■2011年度[第20期]
2011年4月23日/白峰 望岳苑
この災害について
池澤夏樹
池澤 夏樹/(財)白山麓僻村塾理事長。小説家、詩人。『スティル・ライフ』芥川賞、『母なる自然のおっぱい』読売文学賞、『マシアス・ギリの失脚』谷崎潤一郎賞、『すばらしい新世界』芸術選奨。
震災後、東北に入った。見渡すかぎりの瓦礫。住宅地は跡形もなく、人もいず、匂いもない。潮騒が聞こえるばかり。なぜ、こんなことになったのかー。
日本はよい国土だ。雨に恵まれ、四季の変化が顕著、さまざま気候もある。海に囲まれ、大陸からほどよい距離にあるため、異国に占領されたことは大戦後までなかった。しかも中国という大きな文明の近くにあって、渡って来る文物を参考にこれだけの文化を作ってきた。しかし、災害が多い。日本はプレートの境界線にあるから、大地が不安定である。だから地震が来る。つまり、日本の国土は人文地理学的には有難いけれど、自然地理学的には恐ろしいところなのだ。
では、我々の祖先はどうやって災害を乗り越えてきたか。泣いて、諦めて、作り直す。その繰り返しの中で生きてきた。結局、生きるということは不安定だから、無常という哲学を身に着け、災害をやり過ごしてきたのだ。だが、今回は原発が加わった。その影響は計り知れない。

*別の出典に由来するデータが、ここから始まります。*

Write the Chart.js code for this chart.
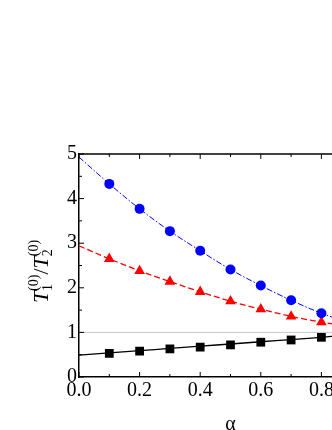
<!DOCTYPE html>
<html lang="en">
<head>
    <meta charset="UTF-8">
    <title>T1/T2 vs alpha</title>
    <style>
        html, body {
            margin: 0;
            padding: 0;
            background: #fff;
            overflow: hidden;
        }
        #wrap {
            position: relative;
            width: 400px;
            height: 430px;
        }
    </style>
    <script src="https://cdn.jsdelivr.net/npm/chart.js"></script>
</head>
<body>
    <div id="wrap"><canvas id="ratioChart" width="400" height="430"></canvas></div>

    <script>
        // alpha values where markers were computed
        const alphaPts = [0.1, 0.2, 0.3, 0.4, 0.5, 0.6, 0.7, 0.8];
        const bluePts  = [4.33, 3.77, 3.27, 2.83, 2.41, 2.05, 1.72, 1.43];
        const redPts   = [2.65, 2.38, 2.14, 1.91, 1.70, 1.52, 1.36, 1.23];
        const blackPts = [0.53, 0.58, 0.63, 0.67, 0.72, 0.78, 0.83, 0.89];

        // curves (incl. the ends)
        const alphaCurve = [0.0, 0.1, 0.2, 0.3, 0.4, 0.5, 0.6, 0.7, 0.8, 0.9, 1.0];
        const blueCurve  = [4.93, 4.33, 3.77, 3.27, 2.83, 2.41, 2.05, 1.72, 1.43, 1.20, 1.0];
        const redCurve   = [2.94, 2.65, 2.38, 2.14, 1.91, 1.70, 1.52, 1.36, 1.23, 1.12, 1.0];
        const blackCurve = [0.49, 0.54, 0.59, 0.64, 0.69, 0.74, 0.79, 0.84, 0.89, 0.95, 1.0];

        // reference line
        const refX = [0, 1];
        const refY = [1, 1];

        const xTicks = [0, 0.2, 0.4, 0.6, 0.8, 1.0];
        const yTicks = [0, 1, 2, 3, 4, 5];

        const toXY = (xs, ys) => xs.map((x, i) => ({ x: x, y: ys[i] }));

        const serif = '"Liberation Serif", "DejaVu Serif", serif';

        // inward ticks, top frame line and the y title with sub/superscripts
        const framePlugin = {
            id: 'frame',
            afterDraw(chart) {
                const ctx = chart.ctx;
                const area = chart.chartArea;
                const xs = chart.scales.x;
                const ys = chart.scales.y;
                ctx.save();
                ctx.strokeStyle = '#000';
                ctx.lineWidth = 1.5;
                ctx.beginPath();
                ctx.moveTo(area.left, area.top);
                ctx.lineTo(area.right, area.top);
                ctx.stroke();

                ctx.lineWidth = 1;
                ctx.beginPath();
                for (let v = 0; v <= 10; v++) {
                    const px = xs.getPixelForValue(v / 10);
                    const len = v % 2 === 0 ? 5 : 3;
                    ctx.moveTo(px, area.bottom);
                    ctx.lineTo(px, area.bottom - len);
                    ctx.moveTo(px, area.top);
                    ctx.lineTo(px, area.top + len);
                }
                for (let v = 0; v <= 10; v++) {
                    const py = ys.getPixelForValue(v / 2);
                    const len = v % 2 === 0 ? 5 : 3;
                    ctx.moveTo(area.left, py);
                    ctx.lineTo(area.left + len, py);
                }
                ctx.stroke();

                // y title: T1^(0) / T2^(0)
                ctx.translate(48, (area.top + area.bottom) / 2 + 6);
                ctx.rotate(-Math.PI / 2);
                ctx.fillStyle = '#000';
                ctx.textBaseline = 'alphabetic';
                const big = 'italic 22px ' + serif;
                const small = '14px ' + serif;
                const parts = [
                    { t: 'T', f: big, dy: 0 },
                    { t: '1', f: small, dy: 4, sub: true },
                    { t: '(0)', f: small, dy: -10, sup: true },
                    { t: '/', f: '22px ' + serif, dy: 0 },
                    { t: 'T', f: big, dy: 0 },
                    { t: '2', f: small, dy: 4, sub: true },
                    { t: '(0)', f: small, dy: -10, sup: true }
                ];
                // measure
                let total = 0;
                let lastSubW = 0;
                const widths = parts.map(p => { ctx.font = p.f; return ctx.measureText(p.t).width; });
                parts.forEach((p, i) => {
                    if (p.sup) { total += Math.max(widths[i] - lastSubW, 0); }
                    else { total += widths[i]; }
                    lastSubW = p.sub ? widths[i] : 0;
                });
                let x = -total / 2;
                let subStart = 0;
                parts.forEach((p, i) => {
                    ctx.font = p.f;
                    if (p.sup) {
                        ctx.fillText(p.t, subStart, p.dy);
                        x = Math.max(x, subStart + widths[i]);
                    } else {
                        if (p.sub) subStart = x;
                        ctx.fillText(p.t, x, p.dy);
                        x += widths[i];
                    }
                });
                ctx.restore();
            }
        };

        const ctx = document.getElementById('ratioChart').getContext('2d');
        new Chart(ctx, {
            type: 'scatter',
            data: {
                datasets: [
                    {
                        label: 'ref',
                        data: toXY(refX, refY),
                        showLine: true,
                        borderColor: '#c8c8c8',
                        borderWidth: 1,
                        pointRadius: 0
                    },
                    {
                        label: 'blue curve',
                        data: toXY(alphaCurve, blueCurve),
                        showLine: true,
                        borderColor: '#0000ff',
                        borderWidth: 1,
                        borderDash: [6, 2, 1.5, 2],
                        cubicInterpolationMode: 'monotone',
                        pointRadius: 0
                    },
                    {
                        label: 'red curve',
                        data: toXY(alphaCurve, redCurve),
                        showLine: true,
                        borderColor: '#ff0000',
                        borderWidth: 1.3,
                        borderDash: [6, 3],
                        cubicInterpolationMode: 'monotone',
                        pointRadius: 0
                    },
                    {
                        label: 'black curve',
                        data: toXY(alphaCurve, blackCurve),
                        showLine: true,
                        borderColor: '#000000',
                        borderWidth: 1.3,
                        cubicInterpolationMode: 'monotone',
                        pointRadius: 0
                    },
                    {
                        label: 'blue',
                        data: toXY(alphaPts, bluePts),
                        pointStyle: 'circle',
                        pointRadius: 5,
                        backgroundColor: '#0000ff',
                        borderColor: '#0000ff',
                        borderWidth: 0
                    },
                    {
                        label: 'red',
                        data: toXY(alphaPts, redPts),
                        pointStyle: 'triangle',
                        pointRadius: 6.2,
                        backgroundColor: '#ff0000',
                        borderColor: '#ff0000',
                        borderWidth: 0
                    },
                    {
                        label: 'black',
                        data: toXY(alphaPts, blackPts),
                        pointStyle: 'rect',
                        pointRadius: 6.2,
                        backgroundColor: '#000000',
                        borderColor: '#000000',
                        borderWidth: 0
                    }
                ]
            },
            options: {
                responsive: false,
                animation: false,
                layout: { padding: { top: 154, right: 18, left: 0, bottom: 0 } },
                plugins: {
                    legend: { display: false },
                    tooltip: { enabled: false },
                    title: { display: false }
                },
                scales: {
                    x: {
                        type: 'linear',
                        min: 0,
                        max: 1,
                        afterFit(scale) { scale.height = 53; },
                        afterBuildTicks(scale) { scale.ticks = xTicks.map(v => ({ value: v })); },
                        ticks: {
                            color: '#000',
                            font: { family: serif, size: 20 },
                            padding: 2,
                            maxRotation: 0,
                            callback: v => v.toFixed(1)
                        },
                        grid: { display: false, drawTicks: false },
                        border: { display: true, color: '#000', width: 1.5 },
                        title: {
                            display: true,
                            text: 'α',
                            color: '#000',
                            font: { family: serif, size: 20 },
                            padding: { top: 0, bottom: -7 }
                        }
                    },
                    y: {
                        type: 'linear',
                        min: 0,
                        max: 5,
                        afterFit(scale) { scale.width = 79; },
                        afterBuildTicks(scale) { scale.ticks = yTicks.map(v => ({ value: v })); },
                        ticks: {
                            color: '#000',
                            font: { family: serif, size: 20 },
                            padding: 2
                        },
                        grid: { display: false, drawTicks: false },
                        border: { display: true, color: '#000', width: 1.5 }
                    }
                }
            },
            plugins: [framePlugin]
        });
    </script>
</body>
</html>
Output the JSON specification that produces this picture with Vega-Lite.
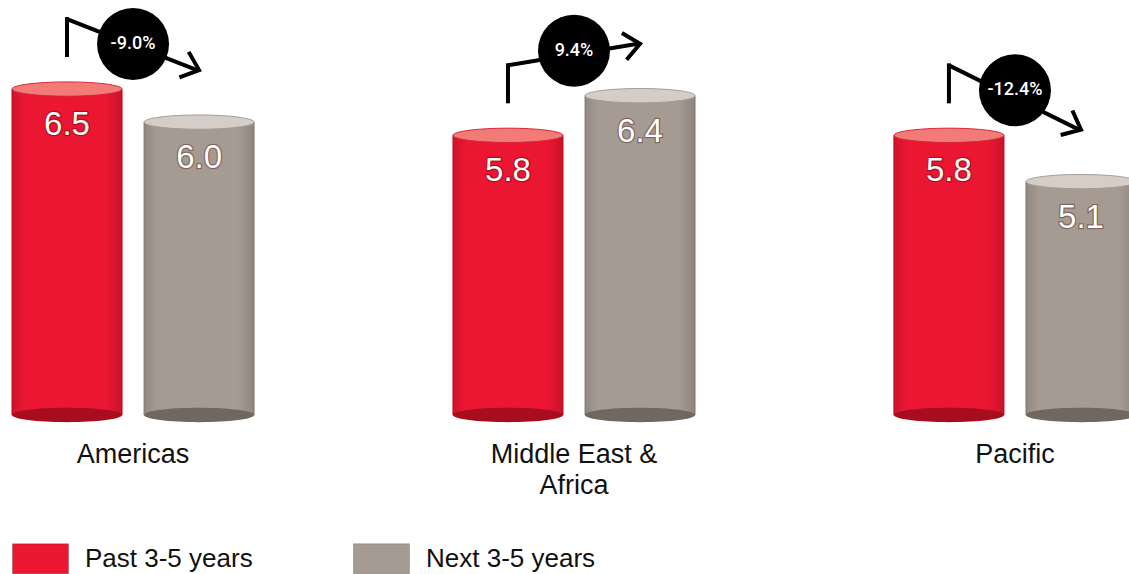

「原子力とは人間の手には負えない」と21年前に書いた。事故が起これば、壊滅的なことになると判断したからだ。我々はこれからは貧しくなることを覚悟すべきだ。原子力に頼らず、少ないエネルギーを上手に回し、静かにいい生活ができる国をめざす。被災地を回り、立派な人たちにたくさん出会った。みなよく動いている。そういう人達が力を発揮すれば、十年、二十年後には、日本は「よき貧しい国」を実現しているだろう。